The $12.2 billion WTP will use vitrification technology, which involves blending the waste with glass-forming materials and heating it to 2,100 degrees Fahrenheit (1,149 degrees Celsius). The mixture is then poured into stainless steel canisters to cool and solidify. In this glass form, the waste is stable and impervious to the environment, and its radioactivity will dissipate over hundreds to thousands of years.
While vitrification has been employed successfully at other radioactive waste cleanup sites, it has never been attempted at the scale or on waste as complex as that stored at Hanford. The WTP Project is a feat of engineering and construction at an unprecedented level. It is the largest undertaking of its kind ever and one of DOE’s most technically challenging cleanup projects.
The WTP Project is equivalent to building two nuclear power plants and is being constructed at a time when a new nuclear facility has not been built in the U.S. for decades. Its construction site spans 65 acres and includes four major nuclear facilities -- Pretreatment, Low-Activity Waste Vitrification, High-Level Waste Vitrification and Analytical Laboratory. The largest of these structures, the Pretreatment facility, has a footprint equivalent to four football fields and will be 12 stories tall when finished.
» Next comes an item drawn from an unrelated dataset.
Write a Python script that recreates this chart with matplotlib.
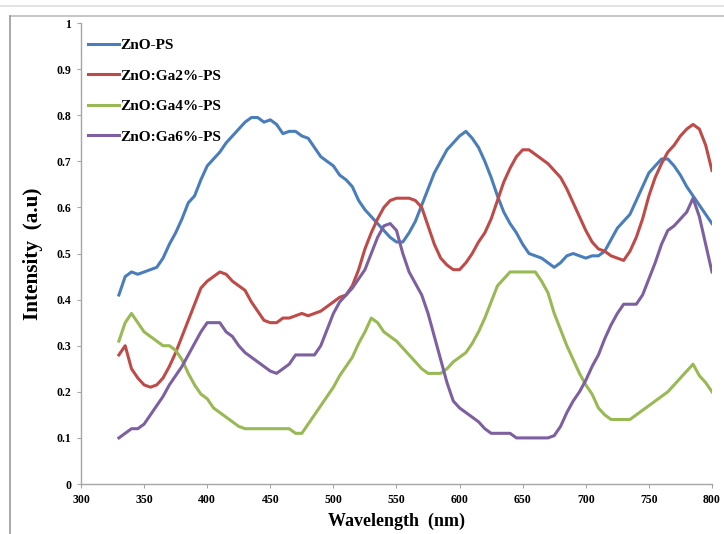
import matplotlib
matplotlib.use('Agg')
import matplotlib.pyplot as plt
from matplotlib.lines import Line2D
import numpy as np

wavelength = list(range(330, 801, 5))

zno_ps = [0.41, 0.45, 0.46, 0.455, 0.46, 0.465, 0.47, 0.49, 0.52, 0.545,
          0.575, 0.61, 0.625, 0.66, 0.69, 0.705, 0.72, 0.74, 0.755, 0.77,
          0.785, 0.795, 0.795, 0.785, 0.79, 0.78, 0.76, 0.765, 0.765, 0.755,
          0.75, 0.73, 0.71, 0.70, 0.69, 0.67, 0.66, 0.645, 0.615, 0.595,
          0.58, 0.565, 0.55, 0.535, 0.525, 0.525, 0.545, 0.57, 0.605, 0.64,
          0.675, 0.70, 0.725, 0.74, 0.755, 0.765, 0.75, 0.73, 0.70, 0.665,
          0.625, 0.59, 0.565, 0.545, 0.52, 0.50, 0.495, 0.49, 0.48, 0.47,
          0.48, 0.495, 0.50, 0.495, 0.49, 0.495, 0.495, 0.505, 0.53, 0.555,
          0.57, 0.585, 0.615, 0.645, 0.675, 0.69, 0.705, 0.705, 0.69, 0.67,
          0.645, 0.625, 0.605, 0.585, 0.565]

ga2 = [0.28, 0.30, 0.25, 0.23, 0.215, 0.21, 0.215, 0.23, 0.255, 0.285,
       0.32, 0.355, 0.39, 0.425, 0.44, 0.45, 0.46, 0.455, 0.44, 0.43,
       0.42, 0.395, 0.375, 0.355, 0.35, 0.35, 0.36, 0.36, 0.365, 0.37,
       0.365, 0.37, 0.375, 0.385, 0.395, 0.405, 0.41, 0.43, 0.465, 0.51,
       0.545, 0.575, 0.60, 0.615, 0.62, 0.62, 0.62, 0.615, 0.60, 0.56,
       0.52, 0.49, 0.475, 0.465, 0.465, 0.48, 0.50, 0.525, 0.545, 0.575,
       0.615, 0.655, 0.685, 0.71, 0.725, 0.725, 0.715, 0.705, 0.695, 0.68,
       0.665, 0.64, 0.61, 0.58, 0.55, 0.525, 0.51, 0.505, 0.495, 0.49,
       0.485, 0.505, 0.535, 0.575, 0.625, 0.665, 0.695, 0.72, 0.735, 0.755,
       0.77, 0.78, 0.77, 0.735, 0.68]

ga4 = [0.31, 0.35, 0.37, 0.35, 0.33, 0.32, 0.31, 0.30, 0.30, 0.29,
       0.27, 0.24, 0.215, 0.195, 0.185, 0.165, 0.155, 0.145, 0.135, 0.125,
       0.12, 0.12, 0.12, 0.12, 0.12, 0.12, 0.12, 0.12, 0.11, 0.11,
       0.13, 0.15, 0.17, 0.19, 0.21, 0.235, 0.255, 0.275, 0.305, 0.33,
       0.36, 0.35, 0.33, 0.32, 0.31, 0.295, 0.28, 0.265, 0.25, 0.24,
       0.24, 0.24, 0.25, 0.265, 0.275, 0.285, 0.305, 0.33, 0.36, 0.395,
       0.43, 0.445, 0.46, 0.46, 0.46, 0.46, 0.46, 0.44, 0.415, 0.37,
       0.335, 0.30, 0.27, 0.24, 0.215, 0.195, 0.165, 0.15, 0.14, 0.14,
       0.14, 0.14, 0.15, 0.16, 0.17, 0.18, 0.19, 0.20, 0.215, 0.23,
       0.245, 0.26, 0.235, 0.22, 0.20]

ga6 = [0.10, 0.11, 0.12, 0.12, 0.13, 0.15, 0.17, 0.19, 0.215, 0.235,
       0.255, 0.28, 0.305, 0.33, 0.35, 0.35, 0.35, 0.33, 0.32, 0.30,
       0.285, 0.275, 0.265, 0.255, 0.245, 0.24, 0.25, 0.26, 0.28, 0.28,
       0.28, 0.28, 0.30, 0.335, 0.37, 0.395, 0.41, 0.425, 0.445, 0.465,
       0.50, 0.535, 0.56, 0.565, 0.55, 0.50, 0.46, 0.435, 0.41, 0.37,
       0.32, 0.27, 0.22, 0.18, 0.165, 0.155, 0.145, 0.135, 0.12, 0.11,
       0.11, 0.11, 0.11, 0.10, 0.10, 0.10, 0.10, 0.10, 0.10, 0.105,
       0.125, 0.155, 0.18, 0.20, 0.225, 0.255, 0.28, 0.315, 0.345, 0.37,
       0.39, 0.39, 0.39, 0.41, 0.445, 0.48, 0.52, 0.55, 0.56, 0.575,
       0.59, 0.62, 0.58, 0.52, 0.46]

labels = ['ZnO-PS', 'ZnO:Ga2%-PS', 'ZnO:Ga4%-PS', 'ZnO:Ga6%-PS']
colors = ['#4a7ebb', '#be4b48', '#98b954', '#7d60a0']

plt.rcParams['font.family'] = ['Liberation Serif', 'DejaVu Serif']

fig = plt.figure(figsize=(7.24, 5.34), dpi=100)
ax = fig.add_axes([0.1119, 0.0936, 0.8715, 0.8633])

for y, lab, c in zip([zno_ps, ga2, ga4, ga6], labels, colors):
    ax.plot(wavelength, y, color=c, lw=2.2, label=lab)

ax.set_xlim(300, 800)
ax.set_ylim(0, 1)
ax.set_xticks(np.arange(300, 801, 50))
ax.set_yticks(np.arange(0, 1.01, 0.1))
ax.set_yticklabels(['0', '0.1', '0.2', '0.3', '0.4', '0.5', '0.6', '0.7', '0.8', '0.9', '1'])

for s in ['top', 'right']:
    ax.spines[s].set_visible(False)
for s in ['left', 'bottom']:
    ax.spines[s].set_color('#a6a6a6')
    ax.spines[s].set_linewidth(1.0)
ax.tick_params(axis='both', direction='out', length=3, color='#a6a6a6',
               labelsize=8.5, pad=4)
for t in ax.get_xticklabels() + ax.get_yticklabels():
    t.set_fontweight('bold')

ax.set_xlabel('Wavelength  (nm)', fontsize=13, fontweight='bold', labelpad=5)
ax.set_ylabel('Intensity  (a.u)', fontsize=15.3, fontweight='bold', labelpad=10)

leg = ax.legend(loc='upper left', bbox_to_anchor=(-0.0055, 0.99), frameon=False,
                prop={'weight': 'bold', 'size': 11}, handlelength=2.0,
                handletextpad=0.1, labelspacing=1.1, borderaxespad=0.3)

# outer frame of the screenshot
fig.add_artist(Line2D([0, 1], [1 - 6 / 534, 1 - 6 / 534], color='#dddddd', lw=1.2,
                      transform=fig.transFigure))
fig.add_artist(Line2D([10 / 724, 1], [1 - 16 / 534, 1 - 16 / 534], color='#bbbbbb', lw=1.2,
                      transform=fig.transFigure))
fig.add_artist(Line2D([10 / 724, 10 / 724], [0, 1 - 16 / 534], color='#999999', lw=1.2,
                      transform=fig.transFigure))

fig.savefig('out.png', dpi=100)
Operations and maintenance buildings, service utilities and office space complete the complex that overall requires more than 260,000 cubic yards of concrete, 36,000 tons of structural steel, and nearly one million feet of piping. Construction began in October 2001, and, in late 2009, the plant surpassed the 50-percent complete mark.
Construction is expected to be complete in 2016, and, following commissioning, the plant will be operational in the fall of 2019.